Art is the effort by the artist to create a work that presents his comprehensive vision by including only its essentials and then organizing them into an integrated whole. There must be a purpose to each included detail, each working with the others to create the work's identity. Such complete and organic wholeness is true of a great painting, novel or piece of music. The artist's audience then responds emotionally to his creation, positively or negatively, depending on whether the audience is in sync with the artist's viewpoint.

Bartsch's music cannot really be separated from Ronin the band. Compositionally, the music is high art since the goal is clearly defined: everything extraneous has been rigorously pruned away. The band, in turn, is just as highly honed, having internalized Bartsch's aesthetic and methodology to the point where each member can improvise within the framework. One wrong move and the rhythmic complexity that supports the dramatic structure would collapse into the merely funky, a prominent groove detracting from rather than supporting the overall design. That the finely-tuned organism never came undone is a testament to the steely will and complete concentration of the band. Yet to a man, they were having fun, as attested by the many broad smiles of Bartsch when the music took flight, and the leader's response, naturally, was picked up by the audience.

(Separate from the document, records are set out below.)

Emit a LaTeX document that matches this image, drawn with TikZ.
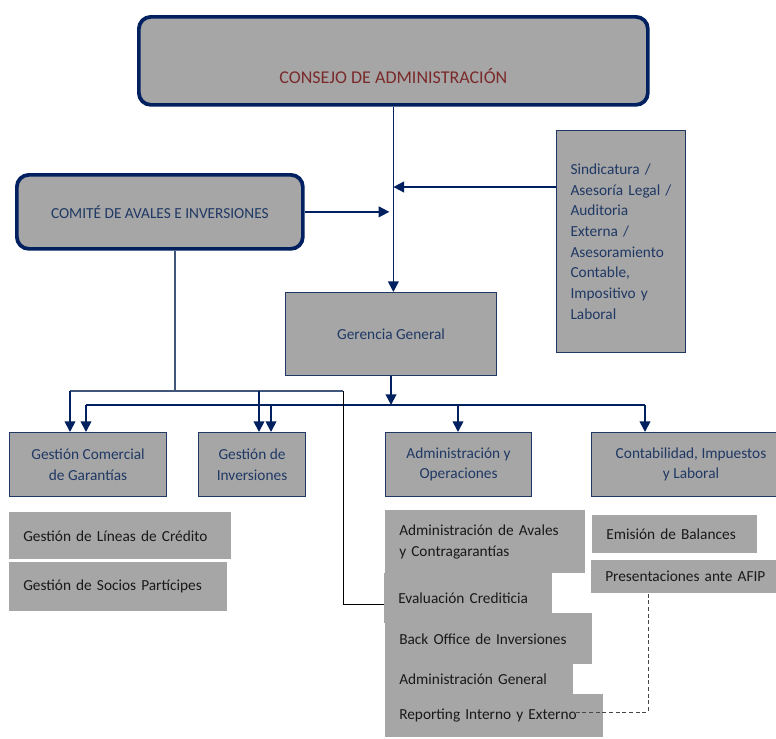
\documentclass[tikz,border=0pt]{standalone}
\usepackage{fontspec}
\setmainfont{Carlito}
\usetikzlibrary{arrows.meta}

\definecolor{boxGray}{RGB}{166,166,166}
\definecolor{boardNavy}{RGB}{0,32,96}
\definecolor{unitNavy}{RGB}{31,56,100}
\definecolor{boardRed}{RGB}{122,42,42}
\definecolor{taskBlack}{RGB}{25,25,25}
\definecolor{dashGray}{RGB}{70,70,70}

\begin{document}
\begin{tikzpicture}[x=0.75pt,y=-0.75pt,
  font=\fontsize{11.5}{15.5}\selectfont,
  board/.style={draw=boardNavy, line width=2.8pt, rounded corners=9pt, fill=boxGray,
    anchor=north west, inner sep=0pt, text=unitNavy},
  unit/.style={draw=unitNavy, line width=0.8pt, fill=boxGray, anchor=north west,
    inner sep=0pt, align=center, text=unitNavy},
  task/.style={fill=boxGray, anchor=north west, inner xsep=10.5pt, inner ysep=0pt,
    align=left, text=taskBlack},
  link/.style={draw=boardNavy, line width=1.3pt},
  arr/.style={link, -{Triangle[length=8pt,width=8pt]}},
  comlink/.style={draw=unitNavy!85, line width=0.8pt}]
  \useasboundingbox (0,0) rectangle (776,739);

  % Board and committee
  \node[board, minimum width=381.75pt, minimum height=66pt,
    label={[text=boardRed, font=\fontsize{13.5}{16}\selectfont, yshift=-11.5pt]center:CONSEJO DE ADMINISTRACIÓN}]
    (cons) at (137,15) {};
  \node[board, minimum width=214.5pt, minimum height=55.5pt] (comite) at (15,173)
    {COMITÉ DE AVALES E INVERSIONES};
  \node[unit, align=left, text width=75.75pt, inner xsep=10.5pt, minimum height=166.5pt]
    (sind) at (556,130)
    {Sindicatura /\\Asesoría Legal /\\Auditoria\\Externa /\\Asesoramiento\\Contable,\\Impositivo y\\Laboral};
  \node[unit, minimum width=158.25pt, minimum height=62.25pt] (ger) at (285,292)
    {Gerencia General};

  % Areas
  \node[unit, minimum width=117.75pt, minimum height=48pt] (gcom) at (9,432)
    {Gestión Comercial\\de Garantías};
  \node[unit, minimum width=80.25pt, minimum height=48pt] (ginv) at (198,432)
    {Gestión de\\Inversiones};
  \node[unit, minimum width=109.5pt, minimum height=48pt] (adm) at (385,432)
    {Administración y\\Operaciones};
  \node[unit, minimum width=149.25pt, minimum height=48pt] (cont) at (591,432)
    {Contabilidad, Impuestos\\y Laboral};

  % Tasks
  \node[task, text width=145.5pt, minimum height=35.25pt] (lin) at (9,512)
    {Gestión de Líneas de Crédito};
  \node[task, text width=142.5pt, minimum height=36.75pt] (soc) at (9,562)
    {Gestión de Socios Partícipes};
  \node[task, text width=129pt, minimum height=47.25pt] (aval) at (385,510)
    {Administración de Avales\\y Contragarantías};
  \node[task, text width=105pt, minimum height=37.5pt] (eval) at (384,573)
    {Evaluación Crediticia};
  \node[task, text width=134.25pt, minimum height=38.25pt] (back) at (385,613)
    {Back Office de Inversiones};
  \node[task, text width=120pt, minimum height=22.5pt] (admgen) at (385,664)
    {Administración General};
  \node[task, text width=142.5pt, minimum height=32.25pt] (rep) at (385,694)
    {Reporting Interno y Externo};
  \node[task, text width=102.75pt, minimum height=28.5pt] (emis) at (592,515)
    {Emisión de Balances};
  \node[task, text width=125pt, minimum height=24.75pt] (afip) at (591,560)
    {Presentaciones ante AFIP};

  % Top connectors
  \draw[arr] (cons.south) -- (cons.south |- ger.north);
  \draw[arr] (sind.west |- 0,187) -- (cons.south |- 0,187);
  \draw[arr, shorten >=3pt] (comite.east) -- (cons.south |- comite.east);

  % Gerencia bus
  \coordinate (busL) at (86,405);
  \coordinate (busR) at (645,405);
  \draw[arr] (ger.south) -- (ger.south |- busL);
  \draw[link] (busL) -- (busR);
  \foreach \x/\n in {86/gcom, 271/ginv, 458/adm, 645/cont}
    \draw[arr] (\x,405) -- (\x,405 |- \n.north);

  % Committee links
  \coordinate (comJ) at (175,391);
  \draw[comlink] (comite.south -| comJ) -- (comJ);
  \draw[comlink] (70,391) -- (343,391);
  \foreach \x/\n in {70/gcom, 259/ginv}
    \draw[arr] (\x,391) -- (\x,391 |- \n.north);
  \draw[black, line width=0.7pt] (343,391) -- (343,604) -- (eval.west |- 0,604);

  % Reporting link
  \coordinate (repEnd) at (573,712);
  \draw[dashGray, line width=0.7pt, dash pattern=on 3pt off 2pt]
    (afip.south -| repEnd) ++(75,0) -- (648,712) -- (repEnd);
\end{tikzpicture}
\end{document}
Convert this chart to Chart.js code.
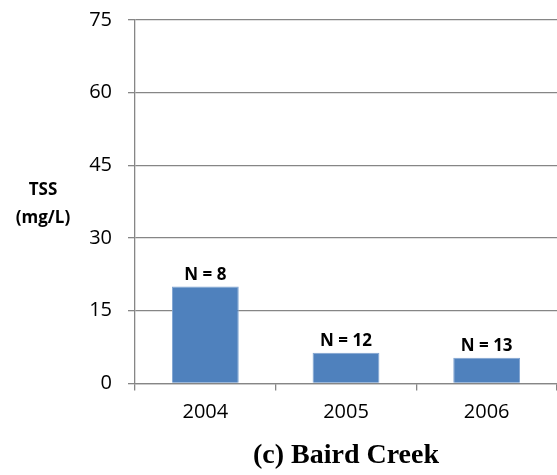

In the end, regardless of any intellectual complexity or attentive rigor underpinning it, music and its performance are all about direct emotional communication with the listener. In any of the pieces, when a peak was reached, and each player's individual contribution meshed with everyone else's, the full power of Ronin engulfed the audience. Music that was extremely abstract, with very little in the way of melody or harmony, simply came alive, reached out and grabbed us.

The audience did not want the show to end, and a measure of Ronin's popularity was evidenced in the encore, started by Pupato's distinctive rhythm with a hand cymbal. Many people responded with claps, knowing instantly that the piece was from Stoa, if not that its title was "Modul 35."